I'm not aware of anything that improves thread-divergence. NVidia's most recent GPUs have superscalar operations, which is a trick from CPU-land (multiple pipelines operating 2 or more instructions per clock tick). NVidia has an integer-pipeline and a floating-point pipeline, and both can operate simultaneously (ex: for(int i=0; i<100; i++) x *=blah; the "i++" is integer, while the "x *= blah" is floating point, so both operate simultaneously.

CPUs have extremely flexible pipelines: Intel's pipeline 0 and 1 basically can do anything, pipeline 5 can do most stuff but is missing division IIRC (and a few other things).
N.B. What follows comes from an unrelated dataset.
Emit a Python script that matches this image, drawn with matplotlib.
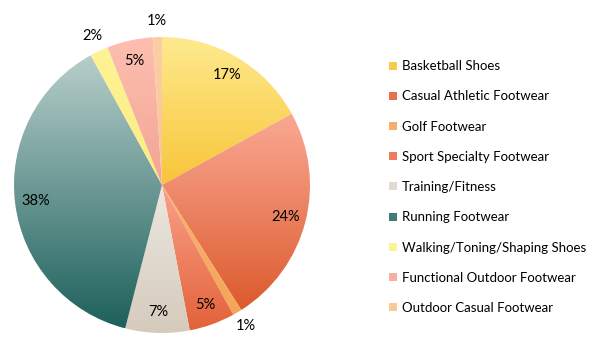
import numpy as np
import matplotlib
matplotlib.use("Agg")
import matplotlib.pyplot as plt
from matplotlib.colors import LinearSegmentedColormap
from matplotlib.lines import Line2D

plt.rcParams['font.family'] = ['Lato', 'DejaVu Sans']

categories = ["Basketball Shoes", "Casual Athletic Footwear", "Golf Footwear",
              "Sport Specialty Footwear", "Training/Fitness", "Running Footwear",
              "Walking/Toning/Shaping Shoes", "Functional Outdoor Footwear",
              "Outdoor Casual Footwear"]
values = [17, 24, 1, 5, 7, 38, 2, 5, 1]
top_colors = ["#FEEA8E", "#FAA993", "#F8B46A", "#F9A28C", "#ECE7DF", "#B8CFCC",
              "#FEF396", "#FDBFB1", "#FBCFA6"]
bottom_colors = ["#F8C53A", "#DC5A2D", "#F4A558", "#E3623A", "#D5CBBD", "#1D605B",
                 "#FCEB80", "#F2A492", "#F8C493"]
legend_colors = ["#F8CB48", "#E8714F", "#F5AE6B", "#EE7C5C", "#E0DAD0", "#3F7C77",
                 "#FDF29A", "#F8AFA0", "#FAC99A"]

W, H = 603, 354
fig = plt.figure(figsize=(W / 100, H / 100), dpi=100)
cx, cy, R = 162, 169, 148
half = 162
ax = fig.add_axes([(cx - half) / W, (cy - half) / H, 2 * half / W, 2 * half / H])
lim = half / R
ax.set_xlim(-lim, lim)
ax.set_ylim(-lim, lim)
ax.set_aspect('equal')
ax.axis('off')

wedges, _ = ax.pie(values, startangle=90, counterclock=False, radius=1,
                   colors=legend_colors, wedgeprops=dict(linewidth=0))
total = sum(values)
cum = 0
for w, v, tc, bc in zip(wedges, values, top_colors, bottom_colors):
    verts = w.get_path().vertices
    verts = w.get_patch_transform().transform(verts)
    x0, x1 = verts[:, 0].min(), verts[:, 0].max()
    y0, y1 = verts[:, 1].min(), verts[:, 1].max()
    cmap = LinearSegmentedColormap.from_list("g", [bc, tc])
    grad = np.linspace(0, 1, 256).reshape(-1, 1)
    w.set_facecolor('none')
    im = ax.imshow(grad, cmap=cmap, origin='lower', aspect='auto',
                   extent=[x0, x1, y0, y1], interpolation='bilinear', zorder=1)
    im.set_clip_path(w)
    mid = (cum + v / 2) / total * 2 * np.pi
    r = 1.11 if v <= 2 else 0.86
    ax.text(r * np.sin(mid), r * np.cos(mid), f"{v}%", ha='center', va='center',
            fontsize=10.5, color='black', zorder=3)
    cum += v
ax.set_xlim(-lim, lim)
ax.set_ylim(-lim, lim)

handles = [Line2D([], [], marker='s', linestyle='none', markersize=6,
                  markerfacecolor=c, markeredgewidth=0) for c in legend_colors]
leg = fig.legend(handles, categories, loc='upper left',
                 bbox_to_anchor=(383 / W, 1 - 55 / H), frameon=False,
                 fontsize=9.5, labelspacing=1.38, handlelength=0.7,
                 handletextpad=0.35, borderaxespad=0)

fig.savefig("out.png", dpi=100)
Load/store are done on some other pipelines, etc. etc.

Apple's and AMD's CPU pipelines are more symmetrical and uniform.
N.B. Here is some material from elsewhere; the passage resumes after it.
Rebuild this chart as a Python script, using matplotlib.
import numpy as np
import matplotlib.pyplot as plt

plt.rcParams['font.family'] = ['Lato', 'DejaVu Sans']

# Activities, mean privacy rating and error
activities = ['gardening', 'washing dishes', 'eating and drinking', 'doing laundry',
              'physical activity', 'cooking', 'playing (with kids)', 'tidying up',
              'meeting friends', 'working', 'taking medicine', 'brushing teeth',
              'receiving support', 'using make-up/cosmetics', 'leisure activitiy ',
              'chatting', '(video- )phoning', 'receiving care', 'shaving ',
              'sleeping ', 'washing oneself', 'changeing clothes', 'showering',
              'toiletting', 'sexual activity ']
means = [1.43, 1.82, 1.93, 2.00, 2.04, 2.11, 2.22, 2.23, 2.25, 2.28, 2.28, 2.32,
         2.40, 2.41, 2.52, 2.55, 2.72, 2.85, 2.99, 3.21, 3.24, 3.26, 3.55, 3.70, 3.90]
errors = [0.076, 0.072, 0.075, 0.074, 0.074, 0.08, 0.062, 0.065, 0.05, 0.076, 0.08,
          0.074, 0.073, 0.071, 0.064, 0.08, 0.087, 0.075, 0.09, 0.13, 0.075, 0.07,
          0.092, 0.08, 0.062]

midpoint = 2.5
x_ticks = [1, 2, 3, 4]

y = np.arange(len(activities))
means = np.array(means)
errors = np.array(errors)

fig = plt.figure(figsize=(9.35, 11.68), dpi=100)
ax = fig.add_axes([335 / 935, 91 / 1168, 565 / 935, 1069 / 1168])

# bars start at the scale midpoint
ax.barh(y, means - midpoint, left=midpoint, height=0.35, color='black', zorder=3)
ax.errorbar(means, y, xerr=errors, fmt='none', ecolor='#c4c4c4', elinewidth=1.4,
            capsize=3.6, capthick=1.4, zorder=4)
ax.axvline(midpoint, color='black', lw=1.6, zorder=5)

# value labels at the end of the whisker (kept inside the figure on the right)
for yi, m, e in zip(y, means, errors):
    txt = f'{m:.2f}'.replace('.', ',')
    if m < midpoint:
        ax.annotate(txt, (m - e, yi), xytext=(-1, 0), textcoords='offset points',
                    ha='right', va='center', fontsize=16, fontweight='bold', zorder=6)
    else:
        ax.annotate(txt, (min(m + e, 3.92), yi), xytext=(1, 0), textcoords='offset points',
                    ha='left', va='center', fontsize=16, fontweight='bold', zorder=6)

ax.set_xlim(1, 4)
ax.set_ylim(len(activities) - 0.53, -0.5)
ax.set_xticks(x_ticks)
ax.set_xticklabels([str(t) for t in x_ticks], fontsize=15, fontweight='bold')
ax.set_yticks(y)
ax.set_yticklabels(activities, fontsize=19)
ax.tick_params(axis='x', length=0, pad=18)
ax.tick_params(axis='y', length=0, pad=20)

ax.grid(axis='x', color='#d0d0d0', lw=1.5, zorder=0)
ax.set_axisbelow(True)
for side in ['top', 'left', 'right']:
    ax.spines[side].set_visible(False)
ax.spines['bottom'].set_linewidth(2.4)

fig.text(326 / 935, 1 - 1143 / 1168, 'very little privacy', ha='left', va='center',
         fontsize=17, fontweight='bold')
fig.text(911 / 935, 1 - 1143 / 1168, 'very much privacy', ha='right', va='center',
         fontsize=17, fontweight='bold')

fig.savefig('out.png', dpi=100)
NVidia GPUs are the only superscalar ones I can think of, aside from AMD GPU's scalar vs vector split (which isn't really the "superscalar" operation I'm trying to describe).

Starting with Volta, Nvidia GPUs have forward progress guarantee, preventing lockups when there’s thread divergence.

That doesn’t improve the performance of a well behaved and well written compute shader. But avoiding hard hangs IMO deserves the label “improved thread divergence.”

Aren't warps still 32 threads, even though number of threads is skyrocketing, effectively making them proportionately finer granularity? Are things different in AMD land?
Slightly, the older tech is 64 threads/lanes per warp/wavefront. Newer ones are 32 by default but 64 if desired.

Bigger differences are the instruction counter per thread since volta on nvidia (which I think is a terrible feature) and that forward progress guarantees are stronger on nvidia (those are _really_ helpful but expensive).

Nvidia GPUs were 32 threads per warps eight from the start of CUDA with the 8800 GTX.

> which I think is a terrible feature <> those are _really_ helpful but expensive

Guaranteed forward progress is a direct consequence of having an instruction counter per thread???

Or so I thought. How else would an SM be able to know the PC of a group of threads that wasn’t stuck?

> Slightly, the older tech is 64 threads/lanes per warp/wavefront. Newer ones are 32 by default but 64 if desired.

AMD GCN was 64 threads/wavefront. NVidia always was 32 threads/warp.

AMD's newest consumer cards RDNA and RDNA2 are 32 threads/wavefront. However, GCN lives on with CDNA (MI200 supercomputer chips), with 64 threads/wavefront architecture.

There is tech in late model GPUs to keep all same divergent threads in the same warp/wavefront.